A lot of people on our team thought that cavitation is an important mechanism for how kidney stones are pulverized by shockwaves. Ironically, Brad was skeptical about this, but he recognized that the hypothesis should be investigated, so he asked if I wanted to be involved.
How does your background inform your work on this?
A couple of areas I had worked in previously were aeroacoustics, which is the study of how flows produce sound, and bubbly flows. When bubbles oscillate, they are very efficient at producing sound. So, when you go to the beach and you hear a wave break and you hear all that tinkling, that's bubbles producing sound.
This project was interesting because it brought these two areas—bubbles and acoustics—together. It wasn't hard for Brad to convince me to work on this—it is technically interesting and has huge potential to benefit people.
How is this work different from traditional lithotripsy?
The new thing here, which we call burst-wave lithotripsy, is the use of focused ultrasound rather than shockwaves. We can think about traditional lithotripsy as a series of explosions, and each explosion is going to blast apart a kidney stone one shot at a time.
I think when that kind of lithotripsy was developed, there was a lot of missed opportunity to tune the frequency to resonate with the stones. What we're doing instead is high-intensity focused ultrasound. You have an array of ultrasonic elements that can each fire independently, so you have a lot of flexibility to design waves. When you make shockwaves in the traditional way, there's much less opportunity to tailor the shockwave to different conditions, to different kinds of stones of different shapes and different materials.
What benefits does burst-wave lithotripsy have compared to traditional lithotripsy?
There is a whole suite of them, which I think makes it really exciting. Because the amplitude of the waves is lower, there's less danger of collateral damage to nearby tissue, so the procedure is much less painful. So, it's envisioned you would not need anesthesia.
There's also the fact that this device is a lot cheaper to make than a full shockwave lithotripter. A urologist could afford to buy this for their office, whereas a traditional lithotripter can cost many hundreds of thousands of dollars; these instruments are often found in hospitals or specialized clinics. This could have a much lower barrier to entry.

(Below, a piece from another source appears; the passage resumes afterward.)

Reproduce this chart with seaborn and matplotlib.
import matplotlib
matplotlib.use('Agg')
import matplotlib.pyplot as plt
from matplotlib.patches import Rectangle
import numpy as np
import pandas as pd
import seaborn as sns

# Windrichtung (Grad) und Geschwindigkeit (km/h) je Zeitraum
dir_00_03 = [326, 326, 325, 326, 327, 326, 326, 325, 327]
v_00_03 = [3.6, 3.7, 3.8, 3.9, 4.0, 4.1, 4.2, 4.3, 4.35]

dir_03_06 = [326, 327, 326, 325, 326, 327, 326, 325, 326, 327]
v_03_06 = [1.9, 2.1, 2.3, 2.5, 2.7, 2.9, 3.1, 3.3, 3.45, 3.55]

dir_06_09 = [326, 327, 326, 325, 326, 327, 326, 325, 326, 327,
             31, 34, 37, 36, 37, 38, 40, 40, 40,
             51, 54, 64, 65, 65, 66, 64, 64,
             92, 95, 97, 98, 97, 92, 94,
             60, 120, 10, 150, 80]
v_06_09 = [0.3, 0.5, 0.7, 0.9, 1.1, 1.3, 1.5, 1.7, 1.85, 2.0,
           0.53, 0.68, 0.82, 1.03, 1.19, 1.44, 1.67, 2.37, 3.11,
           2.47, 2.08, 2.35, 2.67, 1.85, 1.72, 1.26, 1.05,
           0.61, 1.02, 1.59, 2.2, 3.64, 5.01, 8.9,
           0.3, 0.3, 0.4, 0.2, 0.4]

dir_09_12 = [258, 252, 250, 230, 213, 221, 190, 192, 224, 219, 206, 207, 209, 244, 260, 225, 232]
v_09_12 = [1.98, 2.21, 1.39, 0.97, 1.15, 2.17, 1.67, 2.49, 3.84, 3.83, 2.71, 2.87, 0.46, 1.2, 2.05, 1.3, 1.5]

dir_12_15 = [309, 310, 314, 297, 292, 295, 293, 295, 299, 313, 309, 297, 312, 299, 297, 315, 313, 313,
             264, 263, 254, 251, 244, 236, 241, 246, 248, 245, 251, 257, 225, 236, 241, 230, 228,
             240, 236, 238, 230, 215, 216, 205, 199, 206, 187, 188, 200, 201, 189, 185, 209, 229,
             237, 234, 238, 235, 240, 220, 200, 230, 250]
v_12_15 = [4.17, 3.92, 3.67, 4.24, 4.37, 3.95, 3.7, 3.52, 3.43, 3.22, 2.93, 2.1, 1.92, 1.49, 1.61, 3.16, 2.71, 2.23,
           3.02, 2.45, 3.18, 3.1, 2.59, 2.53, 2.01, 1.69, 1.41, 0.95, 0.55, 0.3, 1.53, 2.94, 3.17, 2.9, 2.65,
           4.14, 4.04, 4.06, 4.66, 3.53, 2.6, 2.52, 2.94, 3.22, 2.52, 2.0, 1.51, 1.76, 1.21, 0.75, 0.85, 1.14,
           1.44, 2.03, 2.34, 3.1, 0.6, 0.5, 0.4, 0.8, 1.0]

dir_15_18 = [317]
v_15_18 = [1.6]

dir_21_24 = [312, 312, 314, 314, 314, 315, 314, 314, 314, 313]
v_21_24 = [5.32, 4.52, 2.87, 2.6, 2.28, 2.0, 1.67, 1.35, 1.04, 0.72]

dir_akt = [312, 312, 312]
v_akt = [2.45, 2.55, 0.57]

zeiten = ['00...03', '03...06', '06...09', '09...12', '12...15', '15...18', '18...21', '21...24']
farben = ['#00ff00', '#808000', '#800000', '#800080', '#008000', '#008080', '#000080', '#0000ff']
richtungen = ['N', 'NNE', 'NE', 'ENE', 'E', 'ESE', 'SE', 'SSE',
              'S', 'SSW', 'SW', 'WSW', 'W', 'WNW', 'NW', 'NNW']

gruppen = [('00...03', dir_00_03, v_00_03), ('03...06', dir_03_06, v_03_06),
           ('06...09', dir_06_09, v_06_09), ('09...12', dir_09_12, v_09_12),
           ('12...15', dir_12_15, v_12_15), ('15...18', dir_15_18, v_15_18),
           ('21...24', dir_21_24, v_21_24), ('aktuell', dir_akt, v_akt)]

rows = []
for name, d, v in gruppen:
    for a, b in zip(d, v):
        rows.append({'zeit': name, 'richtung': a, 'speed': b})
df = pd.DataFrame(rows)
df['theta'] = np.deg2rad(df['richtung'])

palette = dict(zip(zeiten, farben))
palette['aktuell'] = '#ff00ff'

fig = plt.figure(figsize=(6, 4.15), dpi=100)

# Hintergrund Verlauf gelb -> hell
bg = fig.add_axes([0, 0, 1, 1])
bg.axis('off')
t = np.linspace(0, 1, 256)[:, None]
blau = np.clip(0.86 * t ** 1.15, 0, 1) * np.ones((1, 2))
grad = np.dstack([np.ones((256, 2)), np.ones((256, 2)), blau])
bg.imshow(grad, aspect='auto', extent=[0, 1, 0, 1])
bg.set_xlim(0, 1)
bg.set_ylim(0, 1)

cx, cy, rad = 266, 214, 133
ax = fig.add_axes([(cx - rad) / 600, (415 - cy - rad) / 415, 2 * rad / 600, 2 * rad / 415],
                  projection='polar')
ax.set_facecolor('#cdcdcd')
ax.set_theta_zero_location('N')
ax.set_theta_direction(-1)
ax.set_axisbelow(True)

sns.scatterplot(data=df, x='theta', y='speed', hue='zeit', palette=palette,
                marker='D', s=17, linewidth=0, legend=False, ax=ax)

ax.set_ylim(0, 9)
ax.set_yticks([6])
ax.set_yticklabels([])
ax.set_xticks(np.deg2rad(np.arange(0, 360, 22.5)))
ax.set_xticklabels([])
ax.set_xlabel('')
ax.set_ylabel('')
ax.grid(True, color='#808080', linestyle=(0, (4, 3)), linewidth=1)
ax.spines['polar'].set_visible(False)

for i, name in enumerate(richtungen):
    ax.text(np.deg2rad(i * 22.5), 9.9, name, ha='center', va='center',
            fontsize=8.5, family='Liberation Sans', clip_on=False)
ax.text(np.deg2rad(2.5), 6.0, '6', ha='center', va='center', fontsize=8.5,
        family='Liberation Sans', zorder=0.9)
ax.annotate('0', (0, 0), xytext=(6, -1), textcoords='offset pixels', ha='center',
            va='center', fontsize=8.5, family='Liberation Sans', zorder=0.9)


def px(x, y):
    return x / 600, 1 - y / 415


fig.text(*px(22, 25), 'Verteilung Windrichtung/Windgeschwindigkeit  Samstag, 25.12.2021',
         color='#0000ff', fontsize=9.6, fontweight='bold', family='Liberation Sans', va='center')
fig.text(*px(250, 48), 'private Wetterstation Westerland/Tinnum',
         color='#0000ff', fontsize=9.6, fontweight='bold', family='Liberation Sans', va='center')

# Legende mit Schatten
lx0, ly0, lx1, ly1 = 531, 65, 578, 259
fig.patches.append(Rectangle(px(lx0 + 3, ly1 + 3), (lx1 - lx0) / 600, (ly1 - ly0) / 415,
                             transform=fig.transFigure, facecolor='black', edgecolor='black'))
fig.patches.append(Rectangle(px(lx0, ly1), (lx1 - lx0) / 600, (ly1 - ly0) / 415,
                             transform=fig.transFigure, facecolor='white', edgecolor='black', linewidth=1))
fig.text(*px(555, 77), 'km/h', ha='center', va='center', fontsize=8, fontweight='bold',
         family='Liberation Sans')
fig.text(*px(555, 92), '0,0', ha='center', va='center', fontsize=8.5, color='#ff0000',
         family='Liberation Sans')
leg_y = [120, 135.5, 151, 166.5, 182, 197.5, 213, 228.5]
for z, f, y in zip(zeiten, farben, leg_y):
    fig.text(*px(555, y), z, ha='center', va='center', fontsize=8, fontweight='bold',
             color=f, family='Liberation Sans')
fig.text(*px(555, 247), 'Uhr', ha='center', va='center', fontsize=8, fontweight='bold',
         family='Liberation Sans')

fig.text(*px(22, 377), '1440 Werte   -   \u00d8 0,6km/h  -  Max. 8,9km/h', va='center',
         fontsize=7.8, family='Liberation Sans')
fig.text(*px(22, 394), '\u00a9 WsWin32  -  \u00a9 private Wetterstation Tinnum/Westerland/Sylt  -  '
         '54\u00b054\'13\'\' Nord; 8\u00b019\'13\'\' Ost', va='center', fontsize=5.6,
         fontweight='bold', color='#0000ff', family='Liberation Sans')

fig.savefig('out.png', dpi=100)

What is next for the work?
We're just now at the point where we have a really good simulation model that we can use to optimize the technology. We're finding optimal waveforms that build resonances that maximize the amount of strain energy we can induce in the stone. It's similar to how an opera singer might shatter a wine glass by singing at the right pitch. We're also starting to build feedback into these devices so they can be more autonomous and adapt themselves instead of the physician having to rely on their own intuition.
There's a small company called SonoMotion that's a spinoff from the University of Washington team that is building these devices and doing clinical trials with dozens of patients. The results look promising so far.
What is it like to work on something that can so directly improve people's lives and health?
It's humbling. I can't connect the science I do directly to patients, but I work with people who do. I'm just amazed at how physicians and scientists in the health world take basic science and apply it to help people.